Are there Korean and Japanese restaurants around MIT as well?
Thanks in advance
Hey! I can sort of see myself in the first pic of ATS on the Student Center steps! XP
hmm you didn’t like that restaurant? really? what other ones have you been to?
@ Ivan:
On Mass. Ave north of MIT, there’s a few blocks with an insanely high restaurant density (comparable to New York’s, even). So far, I’ve seen Chinese, Indian, Italian, vegan, pan-Asian, Irish, Thai, McDonald’s . . . just about everything you could want. I haven’t noticed any Korean or Japanese places, however, but I’m sure they’re here somewhere. Also, Random is right across the street from a Korean grocery store with lots of homemade kimchi and other things.
But honestly, if you come here, you’ll probably end up eating out at restaurants less frequently than you expect. Besides the occasional dim sum, I’ve only dined out when I haven’t had to pay (which is actually pretty often- once every week or so. More on that later).
Koreana’s on Prospect (a few blocks down after you turn right at Central Square). There’s another Korean place in Harvard Square.

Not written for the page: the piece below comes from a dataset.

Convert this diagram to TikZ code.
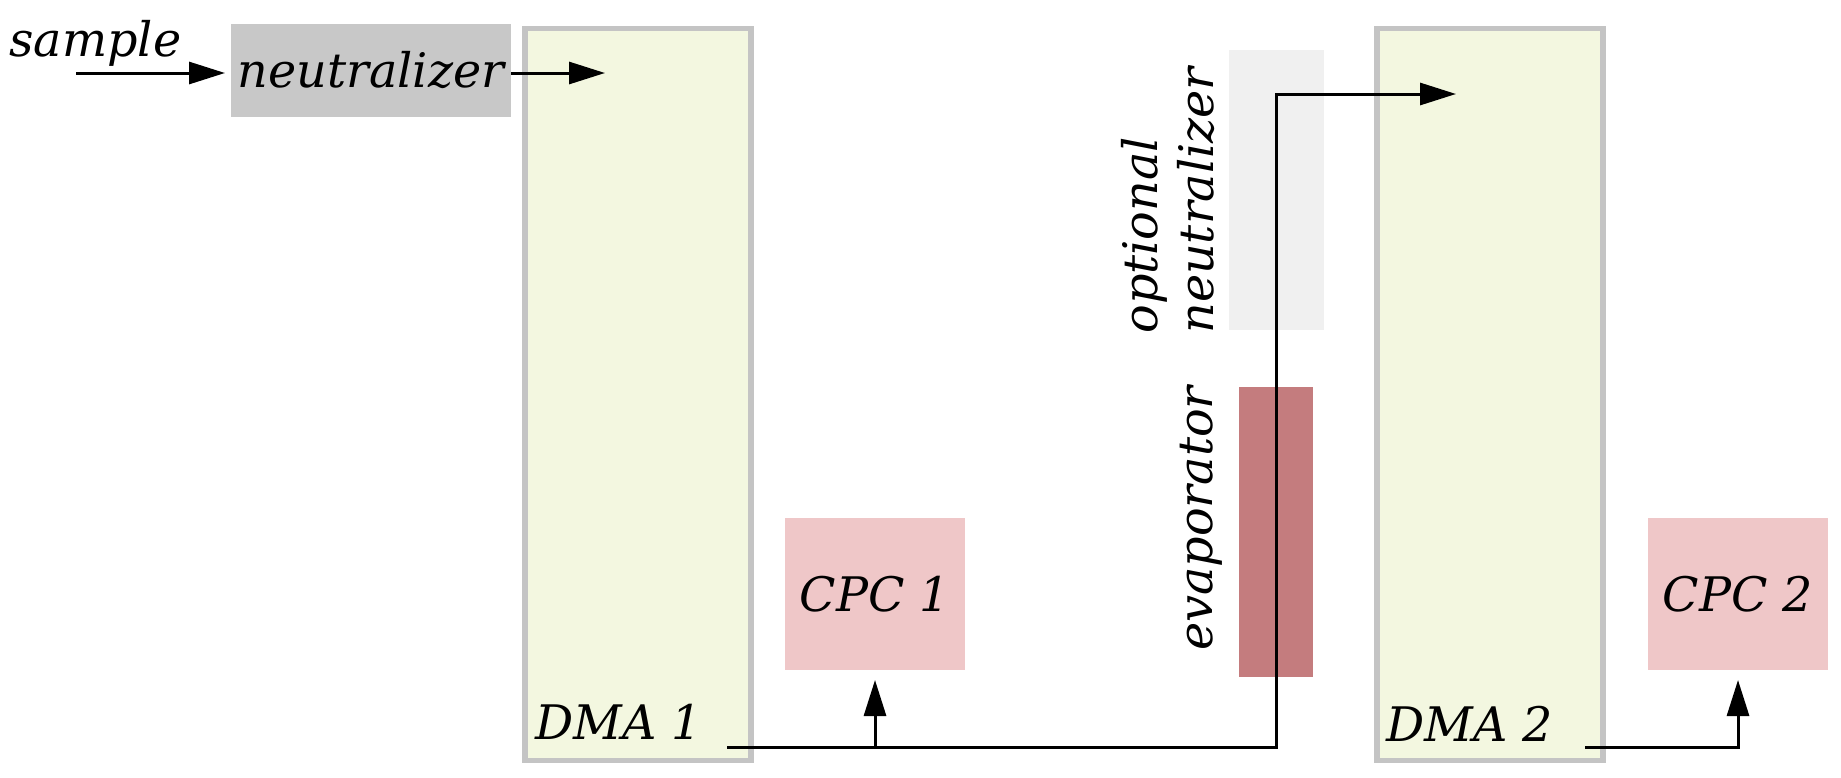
\documentclass[tikz,border=0pt]{standalone}
\usepackage{fontspec}
\setmainfont{DejaVu Serif}
\usetikzlibrary{arrows.meta, positioning}
\definecolor{dmafill}{HTML}{F3F7E0}
\definecolor{dmaedge}{HTML}{C4C4C4}
\definecolor{neutgray}{HTML}{C8C8C8}
\definecolor{optgray}{HTML}{F0F0F0}
\definecolor{cpcpink}{HTML}{EFC7C8}
\definecolor{evapred}{HTML}{C47C7E}
\tikzset{
  lbl/.style     = {font=\fontsize{23.8}{27.7}\selectfont\itshape, inner sep=0pt},
  blk/.style     = {lbl, inner sep=0pt, outer sep=0pt},
  neutbox/.style = {blk, fill=neutgray, minimum width=140pt, minimum height=46.5pt},
  dmabox/.style  = {blk, fill=dmafill, draw=dmaedge, line width=2.8pt,
                    minimum width=113pt, minimum height=366pt},
  cpcbox/.style  = {blk, fill=cpcpink, minimum width=90pt, minimum height=76pt},
  optbox/.style  = {blk, fill=optgray, minimum width=47.5pt, minimum height=140pt},
  evapbox/.style = {blk, fill=evapred, minimum width=37pt, minimum height=145pt},
  pipe/.style    = {draw=black, line width=1.5pt},
  flow/.style    = {pipe, -{Triangle[length=18pt, width=11pt]}},
}

\begin{document}
\begin{tikzpicture}[x=0.5pt, y=-0.5pt]
  \useasboundingbox (0,0) rectangle (1841,777);
  \node[neutbox] (neut) at (371,70) {neutralizer};
  \node[dmabox] (dma1) at (638,394.5) {};
  \node[dmabox] (dma2) at (1490,394.5) {};
  \node[cpcbox] (cpc1) at (875,594) {CPC 1};
  \node[cpcbox] (cpc2) at (1738,594) {CPC 2};
  \node[optbox] (optn) at (1276,190) {};
  \node[evapbox] (evap) at (1276,532) {};
  \node[lbl, anchor=base west] (samplab) at (9,56) {sample};
  \node[lbl, anchor=base west] (dmalab1) at (535,739) {DMA 1};
  \node[lbl, anchor=base west] (dmalab2) at (1386,741) {DMA 2};
  \node[lbl, rotate=90, anchor=base west, align=left] (optlab) at (1213,334) {optional\\neutralizer};
  \node[lbl, rotate=90, anchor=base west] (evaplab) at (1212,651) {evaporator};
  \coordinate (sampin) at (76,73);
  \coordinate (dma1in) at (605,73);
  \coordinate (dma1out) at (727,747);
  \coordinate (dma2in) at (1456,94);
  \coordinate (dma2out) at (1585,747);
  \draw[flow, shorten >=3pt] (sampin) -- (sampin -| neut.west);
  \draw[flow] (neut.east |- dma1in) -- (dma1in);
  \draw[flow] (dma1out) -| (optn.center) |- (dma2in);
  \draw[flow, shorten >=5pt] (cpc1.south |- dma1out) -- (cpc1.south);
  \draw[flow, shorten >=5pt] (dma2out) -| (cpc2.south);
\end{tikzpicture}
\end{document}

I personally have been trying to find “real” Japanese places (not Korean/Japanese) in Cambridge for awhile. I’ve come to the conclusion that unless you go over to Porter (there’s a dense concentration of Japanese stuff there) or Boston, I don’t think there’s any place around MIT…unfortunately.
“where crowded eateries are bunched into corners like figures on scratch paper”
“Congee with preserved egg and Ben ’10. The former was in the murky white depths of the rice porridge, the latter shared it with me and topped it with enough pepper to heat a small house”
where did you learn to write like this?!?
and mmm… bubble tea ^^ (my fav is mango)
I’ve never tried Dim Sum before…(partly because I’ve not seen any such shop in this city..!)
@Anon
Sum of Dim = Dim Sum = genius! (lol)
where “this city” – is where I reside. (not Boston)
You own the most softly complex, deliciously cunning, and passionately descriptive writing I’ve ever read.
By the way, the food looks really tasty…
Mmm… Do you think that if I try one of these days a couple of Congees with preserved eggs (without Bens ’10s, thank you) I would eventually acquire a piece of that magnificent brain of yours with such tremendous ability to write?
I hope so…
I may have to flip the tacos and quesadillas for a completely new combination of unimagined flavors. As long as it’s for a good cause, let’s do it.
This was such an amusing post.
Yan!!
I took the sum of dim for the first time today, in that very same restaurant. Unfortunately, they were as vegetarian-friendly as your ATS booth on Saturday night, so I mainly stuck with desserts (hey, I’m not complaining). And bubble tea…. mmmm, delicious.
Yay for trying new things!
“Congee with preserved egg and Ben ’10.”
I am delicious.
Now I’m REALLY hungry…
Gahhh…I missed this…and our family bonding time.